In a Tweet, ABC News’ Chris Good described this dramatic and continuing shift as a “cascade”:

Good’s choice of the term, “cascade” seems appropriate. And it reminded me of John Tierney, who (on another topic, entirely) noted that,

“Cascades can be based on correct beliefs as well as mistaken ones. The point is that large groups of people can reach a ‘consensus’ without most of them really understanding the issue: Once a critical mass of people starts a trend, the rest make the rational decision to go along because they figure the trend-setters can’t all be wrong. The danger is that you end up with the blind leading the blind…”

That sounds about right.

But how does it work? German philosopher Arthur Schopenhauer described the phenomenon thusly:

“We should find that it is two or three persons who, in the first instance, accepted it, or advanced and maintained it; and of whom people were so good as to believe that they had thoroughly tested it. Then a few other persons, persuaded beforehand that the first were men of the requisite capacity, also accepted the opinion. These, again, were trusted by many others, whose laziness suggested to them that it was better to believe at once, than to go through the troublesome task of testing the matter for themselves.

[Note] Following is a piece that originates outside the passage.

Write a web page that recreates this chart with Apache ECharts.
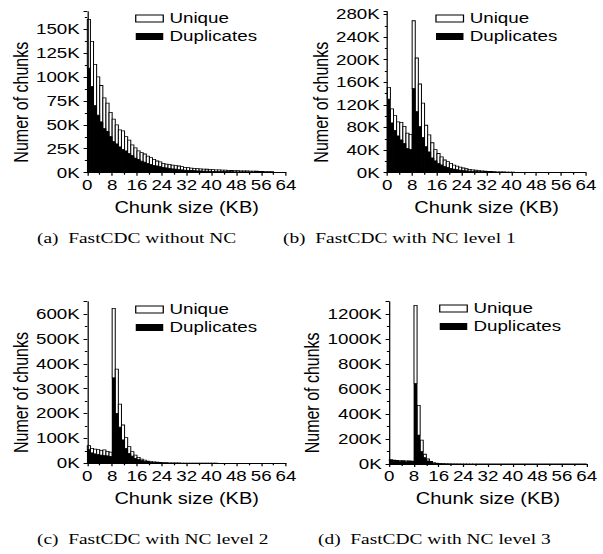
<!DOCTYPE html>
<html><head><meta charset="utf-8">
<script src="https://cdn.jsdelivr.net/npm/echarts@6/dist/echarts.min.js"></script>
<style>
html,body{margin:0;padding:0;background:#fff;overflow:hidden;}
#wrap{width:603px;height:554px;overflow:hidden;}
#chart{width:482px;height:554px;transform:scaleX(1.251);transform-origin:0 0;}
</style></head><body>
<div id="wrap"><div id="chart"></div></div>
<script>
// Chunk-size bins (KB), 1 KB each
const bins = ['0','1','2','3','4','5','6','7','8','9','10','11','12','13','14','15',
  '16','17','18','19','20','21','22','23','24','25','26','27','28','29','30','31',
  '32','33','34','35','36','37','38','39','40','41','42','43','44','45','46','47',
  '48','49','50','51','52','53','54','55','56','57','58','59','60','61','62','63'];
const xTicks = [0, 8, 16, 24, 32, 40, 48, 56, 64];
const yTicksA = [0, 25, 50, 75, 100, 125, 150];
const yTicksB = [0, 40, 80, 120, 160, 200, 240, 280];
const yTicksC = [0, 100, 200, 300, 400, 500, 600];
const yTicksD = [0, 200, 400, 600, 800, 1000, 1200];
const captions = ['(a)  FastCDC without NC', '(b)  FastCDC with NC level 1',
  '(c)  FastCDC with NC level 2', '(d)  FastCDC with NC level 3'];

// Number of chunks, in thousands (K)
const dupA = [109,90,70,60,53,46,43,37.7,32.4,30, 27,24.4,22.7,20,18,15.3,14,12,11,9.8,
  8.7,7.7,7,6.3,5.6,5,4.5,4,3.6,3.3, 3,2.7,2.5,2.3,2.1,1.9,1.8,1.7,1.6,1.5,
  1.4,1.3,1.2,1.1,1.1,1,1,0.9,0.9,0.8, 0.8,0.7,0.7,0.6,0.6,0.5,0.5,0.5,0.4,0.4, 0,0,0,0];
const uniA = [51,47,43,40,38,32,29.5,25.3,23.6,20, 17.6,19.2,15,14,11,10.7,8.7,9,8.5,7.6,
  7,6.3,5.2,4.9,4.2,4,4.2,4,3.7,3.7, 3.3,2.9,2.7,2.5,2.4,2.3,2.2,2.1,2,1.9,
  1.8,1.7,1.7,1.6,1.5,1.4,1.3,1.3,1.2,1.2, 1.1,1.1,1,1,0.9,0.9,0.8,0.7,0.7,0.6, 0,0,0,0];

const dupB = [130,88,75,65,58,52,43,41, 149,108,81.5,62.6,46,36.6,26,21,
  16.5,13.6,11.2,9.5,7.7,6.5,5.3,4.5, 3.8,3.2,2.7,2.3,2,1.7,1.5,1.3,
  1.1,1,0.9,0.8,0.7,0.6,0.5,0.45, 0.4,0.35,0.3,0.25,0.25,0.2,0.2,0.15,
  0.15,0.1,0.1,0.1,0.1,0.05,0.05,0.05, 0,0,0,0,0,0,0,0];
const uniB = [21,25,26,25,31,30,27,27, 120,95,75.5,60.4,38,30.4,27,20,
  17.5,14.4,11.3,10,8.9,7,6.2,5.3, 4.5,3.8,3.3,2.7,2.3,2,1.7,1.5,
  1.3,1.1,0.9,0.8,0.7,0.6,0.5,0.45, 0.4,0.35,0.3,0.25,0.25,0.2,0.2,0.15,
  0.15,0.2,0.1,0.1,0.1,0.15,0.05,0.05, 0,0,0,0,0,0,0,0];

const dupC = [55,42,38,36,33,31,30,28, 344,201,145,94,60,40,29,20,
  15,11,8,6,4.5,3.5,2.8,2.2, 1.8,1.5,1.2,1,0.8,0.7,0.6,0.5,
  0.4,0.35,0.3,0.25,0.2,0.2,0.15,0.1, 0.1,0.1,0.05,0.05,0,0,0,0,
  0,0,0,0,0,0,0,0, 0,0,0,0,0,0,0,0];
const uniC = [16,18,19,19,19,23,18,17, 279,178,93,60,43,27,18,13,
  9,6,5,3,2.5,2,1.7,1.4, 1.2,1,0.8,0.7,0.6,0.5,0.4,0.3,
  0.3,0.25,0.2,0.15,0.15,0.1,0.1,0.1, 0.1,0.05,0.05,0.05,0,0,0,0,
  0,0,0,0,0,0,0,0, 0,0,0,0,0,0,0,0];

const dupD = [28,22,20,19,18,17,16,15, 646,232,99,50,24,12,6,3.5,
  2,1.5,1,0.8,0.5,0.4,0.3,0.2, 0.2,0.1,0.1,0.1,0,0,0,0,
  0,0,0,0,0,0,0,0, 0,0,0,0,0,0,0,0, 0,0,0,0,0,0,0,0, 0,0,0,0,0,0,0,0];
const uniD = [7,8,8,8,8,8,8,7, 624,238,93,28,16,8,4,2.5,
  2,1.5,1,0.7,0.5,0.4,0.3,0.2, 0.2,0.1,0.1,0.1,0,0,0,0,
  0,0,0,0,0,0,0,0, 0,0,0,0,0,0,0,0, 0,0,0,0,0,0,0,0, 0,0,0,0,0,0,0,0];

const SANS = '"Liberation Sans", Arial, sans-serif';
const panels = [
  {grid:{left:69.8, top:11.7, width:158.8, height:161}, yTicks:yTicksA, yMax:168, dup:dupA, uni:uniA, legend:{left:103, top:6}},
  {grid:{left:309.6, top:11.7, width:158.8, height:161}, yTicks:yTicksB, yMax:285, dup:dupB, uni:uniB, legend:{left:343, top:6}},
  {grid:{left:69.8, top:301.7, width:158.8, height:161.6}, yTicks:yTicksC, yMax:650, dup:dupC, uni:uniC, legend:{left:103, top:297}},
  {grid:{left:311.2, top:301.7, width:157.8, height:162.3}, yTicks:yTicksD, yMax:1300, dup:dupD, uni:uniD, legend:{left:346, top:296}}
];

function renderDup(params, api) {
  const i = api.value(0), d = api.value(1);
  const top = api.coord([i, d]), base = api.coord([i, 0]);
  const w = api.size([1, 0])[0];
  return {type:'rect', shape:{x: top[0] - w / 2 - 0.3, y: top[1], width: w + 0.6, height: base[1] - top[1]},
    style:{fill:'#000'}};
}
function renderUni(params, api) {
  const i = api.value(0), d = api.value(1), u = api.value(2);
  const lo = api.coord([i, d]), hi = api.coord([i, d + u]);
  const w = api.size([1, 0])[0];
  return {type:'rect', shape:{x: hi[0] - w / 2, y: hi[1], width: w, height: lo[1] - hi[1]},
    style:{fill:'#fff', stroke:'#000', lineWidth:0.8}};
}

const option = {animation:false, backgroundColor:'#fff', grid:[], xAxis:[], yAxis:[], series:[], legend:[], graphic:[]};
const axisLine = {show:true, lineStyle:{color:'#000', width:1}};
panels.forEach((p, i) => {
  option.grid.push(Object.assign({containLabel:false}, p.grid));
  option.xAxis.push({type:'category', gridIndex:i, data:bins, show:false, boundaryGap:true});
  option.xAxis.push({type:'value', gridIndex:i, position:'bottom', min:xTicks[0], max:xTicks[xTicks.length-1],
    interval:xTicks[1]-xTicks[0], axisLine:axisLine, z:5,
    axisTick:{show:true, inside:false, length:3, lineStyle:{color:'#000'}},
    minorTick:{show:true, splitNumber:2, length:2, lineStyle:{color:'#000'}},
    splitLine:{show:false},
    axisLabel:{color:'#000', fontSize:15, fontFamily:SANS, margin:5},
    name:'Chunk size (KB)', nameLocation:'middle', nameGap:27,
    nameTextStyle:{color:'#000', fontSize:16, fontFamily:SANS}});
  option.yAxis.push({type:'value', gridIndex:i, min:p.yTicks[0], max:p.yMax, interval:p.yTicks[1]-p.yTicks[0],
    axisLine:axisLine, z:5,
    axisTick:{show:true, inside:false, length:3, lineStyle:{color:'#000'}},
    minorTick:{show:true, splitNumber:2, length:2, lineStyle:{color:'#000'}},
    splitLine:{show:false},
    axisLabel:{color:'#000', fontSize:15, fontFamily:SANS, margin:6, showMaxLabel:false,
      formatter: v => String(v) + 'K'},
    name:'Numer of chunks', nameLocation:'middle', nameGap:45,
    nameTextStyle:{color:'#000', fontSize:16, fontFamily:SANS, padding:[0,20,0,0]}});
  const table = bins.map((b, k) => [k, p.dup[k], p.uni[k]]);
  option.series.push({type:'custom', name:'Duplicates', xAxisIndex:2*i, yAxisIndex:i,
    data:table, encode:{x:0, y:1}, renderItem:renderDup, itemStyle:{color:'#000'}, z:2});
  option.series.push({type:'custom', name:'Unique', xAxisIndex:2*i, yAxisIndex:i,
    data:table, encode:{x:0, y:[1, 2]}, renderItem:renderUni,
    itemStyle:{color:'#fff', borderColor:'#000', borderWidth:1}, z:1});
  option.legend.push({orient:'vertical', left:p.legend.left, top:p.legend.top, itemWidth:22, itemHeight:7, itemGap:3,
    textStyle:{color:'#000', fontSize:15, fontFamily:SANS}, selectedMode:false,
    data:[{name:'Unique', icon:'rect', itemStyle:{color:'#fff', borderColor:'#000', borderWidth:1}},
          {name:'Duplicates', icon:'rect', itemStyle:{color:'#000', borderWidth:0}}]});
});
const capPos = [[29.6, 237.5], [226.2, 237.5], [29.6, 539], [254.2, 539]];
captions.forEach((c, i) => {
  option.graphic.push({type:'text', x:capPos[i][0], y:capPos[i][1],
    style:{text:c, fill:'#000', font:'15.5px "Liberation Serif", "Times New Roman", serif', verticalAlign:'middle'}});
});
const chart = echarts.init(document.getElementById('chart'), null, {renderer:'svg'});
chart.setOption(option);
</script>
</body></html>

Thus the number of these lazy and credulous adherents grew from day to day; for the opinion had no sooner obtained a fair measure of support than its further supporters attributed this to the fact that the opinion could only have obtained it by the cogency of its arguments. The remainder were then compelled to grant what was universally granted, so as not to pass for unruly persons who resisted opinions which every one accepted, or pert fellows who thought themselves cleverer than any one else.

In the case of same sex marriage, we must appreciate the impact of opinion leaders like Andrew Sullivan, who made the case very early on. We must also appreciate the ability of television shows, such as “Will & Grace,” to impact the culture. And, of course, at some point, there comes a tipping point. More Schopenhauer:

When opinion reaches this stage, adhesion becomes a duty; and henceforward the few who are capable of forming a judgment hold their peace. Those who venture to speak are such as are entirely incapable of forming any opinions or any judgment of their own, being merely the echo of others’ opinions; and, nevertheless, they defend them with all the greater zeal and intolerance. For what they hate in people who think differently is not so much the different opinions which they profess, as the presumption of wanting to form their own judgment; a presumption of which they themselves are never guilty, as they are very well aware. In short, there are very few who can think, but every man wants to have an opinion; and what remains but to take it ready-made from others, instead of forming opinions for himself?

When you see politicians suddenly “evolve” on an issue, I suspect it has more to do with this sort of peer (or elite) pressure than with any sort of intellectual ideas they might have been wrestling with internally. And I’m not the only one who thinks so.